> _What needs to be done_:
Return each line of the data below verbatim; pictures are to be left out.
>> Begin Recorded data
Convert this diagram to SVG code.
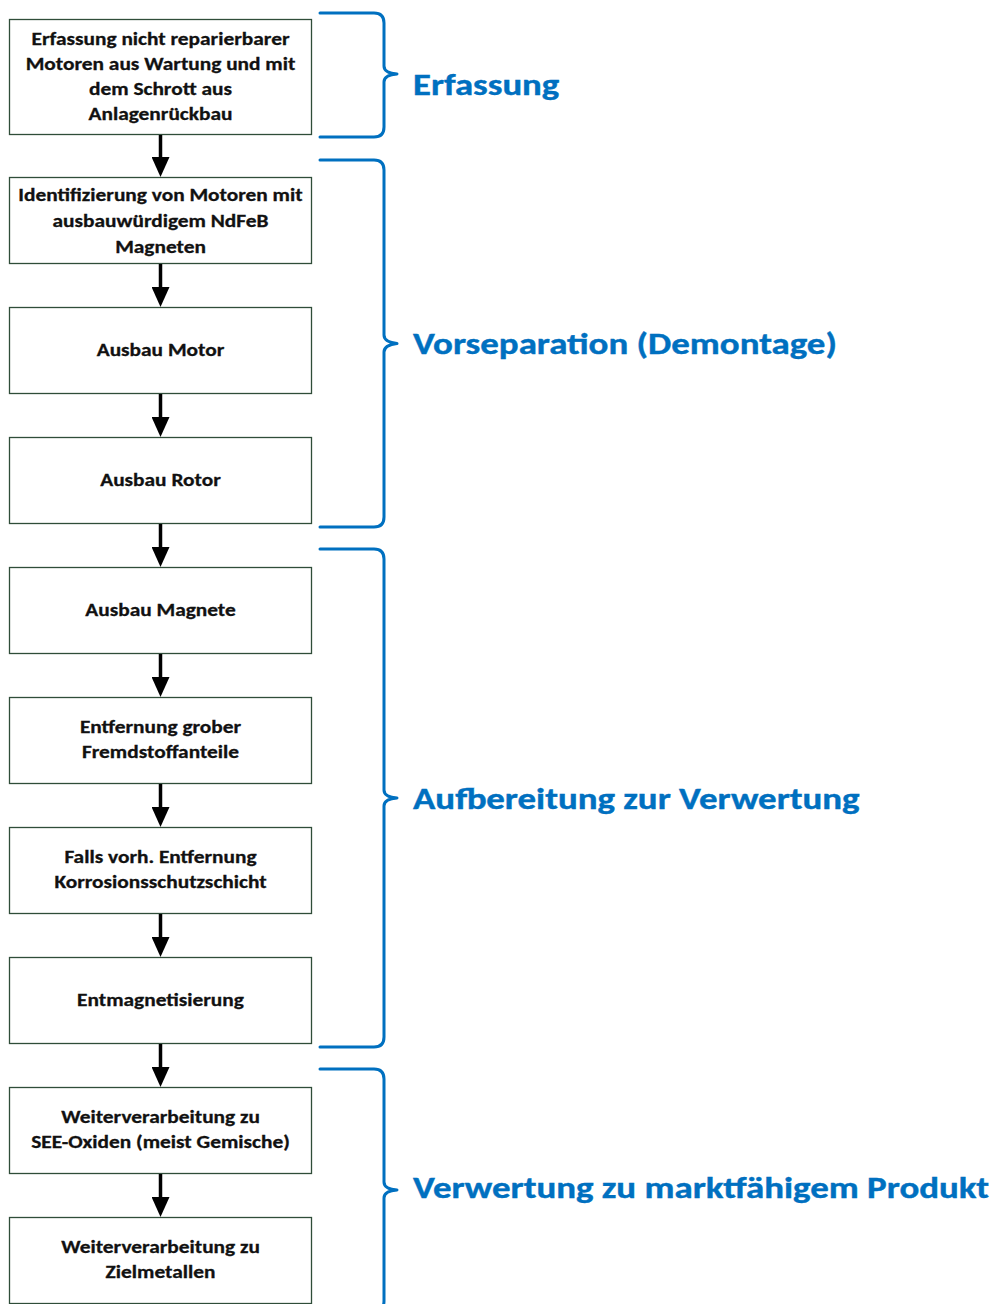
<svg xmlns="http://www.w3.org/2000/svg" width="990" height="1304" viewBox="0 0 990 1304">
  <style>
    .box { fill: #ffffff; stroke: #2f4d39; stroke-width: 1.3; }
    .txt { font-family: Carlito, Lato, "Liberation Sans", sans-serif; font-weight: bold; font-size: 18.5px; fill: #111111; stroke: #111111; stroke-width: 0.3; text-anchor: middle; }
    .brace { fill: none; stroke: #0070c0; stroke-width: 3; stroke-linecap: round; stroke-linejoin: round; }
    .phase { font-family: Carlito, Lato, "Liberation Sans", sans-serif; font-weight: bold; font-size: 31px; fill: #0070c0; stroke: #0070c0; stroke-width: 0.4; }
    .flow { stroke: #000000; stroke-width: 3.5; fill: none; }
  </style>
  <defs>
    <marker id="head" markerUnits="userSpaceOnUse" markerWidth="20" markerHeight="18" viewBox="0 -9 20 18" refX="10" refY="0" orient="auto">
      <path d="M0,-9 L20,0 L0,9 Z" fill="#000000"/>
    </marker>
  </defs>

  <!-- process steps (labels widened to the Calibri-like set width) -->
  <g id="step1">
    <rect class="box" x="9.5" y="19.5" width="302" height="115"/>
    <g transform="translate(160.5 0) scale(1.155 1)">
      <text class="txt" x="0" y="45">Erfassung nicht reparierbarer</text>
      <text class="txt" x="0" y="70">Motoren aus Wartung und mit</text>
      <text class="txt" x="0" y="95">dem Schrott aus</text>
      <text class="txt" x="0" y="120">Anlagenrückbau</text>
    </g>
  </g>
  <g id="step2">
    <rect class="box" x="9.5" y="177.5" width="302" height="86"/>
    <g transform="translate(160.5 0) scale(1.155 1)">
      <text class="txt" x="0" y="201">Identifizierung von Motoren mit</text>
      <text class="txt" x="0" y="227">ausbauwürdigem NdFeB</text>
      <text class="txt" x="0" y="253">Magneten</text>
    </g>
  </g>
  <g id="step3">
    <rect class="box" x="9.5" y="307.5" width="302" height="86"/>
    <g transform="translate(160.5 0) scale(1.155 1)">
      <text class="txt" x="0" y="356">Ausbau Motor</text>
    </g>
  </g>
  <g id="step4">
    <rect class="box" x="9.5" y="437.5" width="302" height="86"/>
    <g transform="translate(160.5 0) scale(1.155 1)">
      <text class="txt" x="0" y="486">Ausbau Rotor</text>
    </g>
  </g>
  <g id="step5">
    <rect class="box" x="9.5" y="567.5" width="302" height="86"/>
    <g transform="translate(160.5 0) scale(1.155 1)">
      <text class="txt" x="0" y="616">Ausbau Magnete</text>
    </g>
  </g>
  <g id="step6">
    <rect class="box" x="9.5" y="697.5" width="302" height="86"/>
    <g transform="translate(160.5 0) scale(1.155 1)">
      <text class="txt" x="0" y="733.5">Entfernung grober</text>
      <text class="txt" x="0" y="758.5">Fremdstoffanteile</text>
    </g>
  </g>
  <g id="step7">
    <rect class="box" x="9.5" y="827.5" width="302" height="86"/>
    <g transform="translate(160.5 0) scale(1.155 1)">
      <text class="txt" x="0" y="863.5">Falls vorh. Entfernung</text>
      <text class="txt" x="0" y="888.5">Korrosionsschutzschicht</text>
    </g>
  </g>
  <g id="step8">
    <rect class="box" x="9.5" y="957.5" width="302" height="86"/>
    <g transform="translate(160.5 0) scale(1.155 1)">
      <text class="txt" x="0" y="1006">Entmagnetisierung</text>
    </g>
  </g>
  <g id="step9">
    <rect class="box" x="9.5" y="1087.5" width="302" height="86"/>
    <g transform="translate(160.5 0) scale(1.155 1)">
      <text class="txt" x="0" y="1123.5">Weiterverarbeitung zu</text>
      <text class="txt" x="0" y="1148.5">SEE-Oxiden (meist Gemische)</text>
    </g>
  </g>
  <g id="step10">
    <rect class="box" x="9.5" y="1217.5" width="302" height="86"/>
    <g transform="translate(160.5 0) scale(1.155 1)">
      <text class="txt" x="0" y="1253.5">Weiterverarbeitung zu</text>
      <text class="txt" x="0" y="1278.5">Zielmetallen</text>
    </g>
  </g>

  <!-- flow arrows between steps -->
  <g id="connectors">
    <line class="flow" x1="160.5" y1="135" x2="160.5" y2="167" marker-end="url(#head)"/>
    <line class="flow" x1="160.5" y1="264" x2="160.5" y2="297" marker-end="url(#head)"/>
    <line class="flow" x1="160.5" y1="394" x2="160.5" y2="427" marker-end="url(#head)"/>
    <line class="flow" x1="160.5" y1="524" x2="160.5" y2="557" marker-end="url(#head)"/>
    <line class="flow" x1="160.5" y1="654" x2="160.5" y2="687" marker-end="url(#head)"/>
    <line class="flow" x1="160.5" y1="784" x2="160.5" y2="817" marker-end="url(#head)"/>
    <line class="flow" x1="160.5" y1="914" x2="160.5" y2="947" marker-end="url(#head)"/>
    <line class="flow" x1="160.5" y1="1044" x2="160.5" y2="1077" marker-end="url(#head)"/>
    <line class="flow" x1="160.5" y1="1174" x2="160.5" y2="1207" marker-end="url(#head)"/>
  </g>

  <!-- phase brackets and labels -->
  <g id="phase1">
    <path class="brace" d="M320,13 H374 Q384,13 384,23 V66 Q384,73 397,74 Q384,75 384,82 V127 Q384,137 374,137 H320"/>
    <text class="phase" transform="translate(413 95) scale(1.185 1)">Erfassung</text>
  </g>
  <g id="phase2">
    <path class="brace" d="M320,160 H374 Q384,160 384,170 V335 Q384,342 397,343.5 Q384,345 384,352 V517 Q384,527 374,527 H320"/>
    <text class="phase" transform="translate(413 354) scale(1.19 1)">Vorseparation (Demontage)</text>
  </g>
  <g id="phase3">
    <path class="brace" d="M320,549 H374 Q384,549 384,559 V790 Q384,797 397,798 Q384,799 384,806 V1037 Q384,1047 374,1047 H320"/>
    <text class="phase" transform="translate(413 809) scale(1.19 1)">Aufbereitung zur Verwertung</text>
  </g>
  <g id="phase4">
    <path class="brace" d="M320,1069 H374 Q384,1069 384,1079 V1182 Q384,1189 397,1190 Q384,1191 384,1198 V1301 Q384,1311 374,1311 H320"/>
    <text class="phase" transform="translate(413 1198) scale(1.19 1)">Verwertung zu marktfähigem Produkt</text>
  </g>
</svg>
>> End Recorded data
> _Response below_:
Convert this diagram to SVG code.
<svg xmlns="http://www.w3.org/2000/svg" width="990" height="1304" viewBox="0 0 990 1304">
  <style>
    .box { fill: #ffffff; stroke: #2f4d39; stroke-width: 1.3; }
    .txt { font-family: Carlito, Lato, "Liberation Sans", sans-serif; font-weight: bold; font-size: 18.5px; fill: #111111; stroke: #111111; stroke-width: 0.3; text-anchor: middle; }
    .brace { fill: none; stroke: #0070c0; stroke-width: 3; stroke-linecap: round; stroke-linejoin: round; }
    .phase { font-family: Carlito, Lato, "Liberation Sans", sans-serif; font-weight: bold; font-size: 31px; fill: #0070c0; stroke: #0070c0; stroke-width: 0.4; }
    .flow { stroke: #000000; stroke-width: 3.5; fill: none; }
  </style>
  <defs>
    <marker id="head" markerUnits="userSpaceOnUse" markerWidth="20" markerHeight="18" viewBox="0 -9 20 18" refX="10" refY="0" orient="auto">
      <path d="M0,-9 L20,0 L0,9 Z" fill="#000000"/>
    </marker>
  </defs>

  <!-- process steps (labels widened to the Calibri-like set width) -->
  <g id="step1">
    <rect class="box" x="9.5" y="19.5" width="302" height="115"/>
    <g transform="translate(160.5 0) scale(1.155 1)">
      <text class="txt" x="0" y="45">Erfassung nicht reparierbarer</text>
      <text class="txt" x="0" y="70">Motoren aus Wartung und mit</text>
      <text class="txt" x="0" y="95">dem Schrott aus</text>
      <text class="txt" x="0" y="120">Anlagenrückbau</text>
    </g>
  </g>
  <g id="step2">
    <rect class="box" x="9.5" y="177.5" width="302" height="86"/>
    <g transform="translate(160.5 0) scale(1.155 1)">
      <text class="txt" x="0" y="201">Identifizierung von Motoren mit</text>
      <text class="txt" x="0" y="227">ausbauwürdigem NdFeB</text>
      <text class="txt" x="0" y="253">Magneten</text>
    </g>
  </g>
  <g id="step3">
    <rect class="box" x="9.5" y="307.5" width="302" height="86"/>
    <g transform="translate(160.5 0) scale(1.155 1)">
      <text class="txt" x="0" y="356">Ausbau Motor</text>
    </g>
  </g>
  <g id="step4">
    <rect class="box" x="9.5" y="437.5" width="302" height="86"/>
    <g transform="translate(160.5 0) scale(1.155 1)">
      <text class="txt" x="0" y="486">Ausbau Rotor</text>
    </g>
  </g>
  <g id="step5">
    <rect class="box" x="9.5" y="567.5" width="302" height="86"/>
    <g transform="translate(160.5 0) scale(1.155 1)">
      <text class="txt" x="0" y="616">Ausbau Magnete</text>
    </g>
  </g>
  <g id="step6">
    <rect class="box" x="9.5" y="697.5" width="302" height="86"/>
    <g transform="translate(160.5 0) scale(1.155 1)">
      <text class="txt" x="0" y="733.5">Entfernung grober</text>
      <text class="txt" x="0" y="758.5">Fremdstoffanteile</text>
    </g>
  </g>
  <g id="step7">
    <rect class="box" x="9.5" y="827.5" width="302" height="86"/>
    <g transform="translate(160.5 0) scale(1.155 1)">
      <text class="txt" x="0" y="863.5">Falls vorh. Entfernung</text>
      <text class="txt" x="0" y="888.5">Korrosionsschutzschicht</text>
    </g>
  </g>
  <g id="step8">
    <rect class="box" x="9.5" y="957.5" width="302" height="86"/>
    <g transform="translate(160.5 0) scale(1.155 1)">
      <text class="txt" x="0" y="1006">Entmagnetisierung</text>
    </g>
  </g>
  <g id="step9">
    <rect class="box" x="9.5" y="1087.5" width="302" height="86"/>
    <g transform="translate(160.5 0) scale(1.155 1)">
      <text class="txt" x="0" y="1123.5">Weiterverarbeitung zu</text>
      <text class="txt" x="0" y="1148.5">SEE-Oxiden (meist Gemische)</text>
    </g>
  </g>
  <g id="step10">
    <rect class="box" x="9.5" y="1217.5" width="302" height="86"/>
    <g transform="translate(160.5 0) scale(1.155 1)">
      <text class="txt" x="0" y="1253.5">Weiterverarbeitung zu</text>
      <text class="txt" x="0" y="1278.5">Zielmetallen</text>
    </g>
  </g>

  <!-- flow arrows between steps -->
  <g id="connectors">
    <line class="flow" x1="160.5" y1="135" x2="160.5" y2="167" marker-end="url(#head)"/>
    <line class="flow" x1="160.5" y1="264" x2="160.5" y2="297" marker-end="url(#head)"/>
    <line class="flow" x1="160.5" y1="394" x2="160.5" y2="427" marker-end="url(#head)"/>
    <line class="flow" x1="160.5" y1="524" x2="160.5" y2="557" marker-end="url(#head)"/>
    <line class="flow" x1="160.5" y1="654" x2="160.5" y2="687" marker-end="url(#head)"/>
    <line class="flow" x1="160.5" y1="784" x2="160.5" y2="817" marker-end="url(#head)"/>
    <line class="flow" x1="160.5" y1="914" x2="160.5" y2="947" marker-end="url(#head)"/>
    <line class="flow" x1="160.5" y1="1044" x2="160.5" y2="1077" marker-end="url(#head)"/>
    <line class="flow" x1="160.5" y1="1174" x2="160.5" y2="1207" marker-end="url(#head)"/>
  </g>

  <!-- phase brackets and labels -->
  <g id="phase1">
    <path class="brace" d="M320,13 H374 Q384,13 384,23 V66 Q384,73 397,74 Q384,75 384,82 V127 Q384,137 374,137 H320"/>
    <text class="phase" transform="translate(413 95) scale(1.185 1)">Erfassung</text>
  </g>
  <g id="phase2">
    <path class="brace" d="M320,160 H374 Q384,160 384,170 V335 Q384,342 397,343.5 Q384,345 384,352 V517 Q384,527 374,527 H320"/>
    <text class="phase" transform="translate(413 354) scale(1.19 1)">Vorseparation (Demontage)</text>
  </g>
  <g id="phase3">
    <path class="brace" d="M320,549 H374 Q384,549 384,559 V790 Q384,797 397,798 Q384,799 384,806 V1037 Q384,1047 374,1047 H320"/>
    <text class="phase" transform="translate(413 809) scale(1.19 1)">Aufbereitung zur Verwertung</text>
  </g>
  <g id="phase4">
    <path class="brace" d="M320,1069 H374 Q384,1069 384,1079 V1182 Q384,1189 397,1190 Q384,1191 384,1198 V1301 Q384,1311 374,1311 H320"/>
    <text class="phase" transform="translate(413 1198) scale(1.19 1)">Verwertung zu marktfähigem Produkt</text>
  </g>
</svg>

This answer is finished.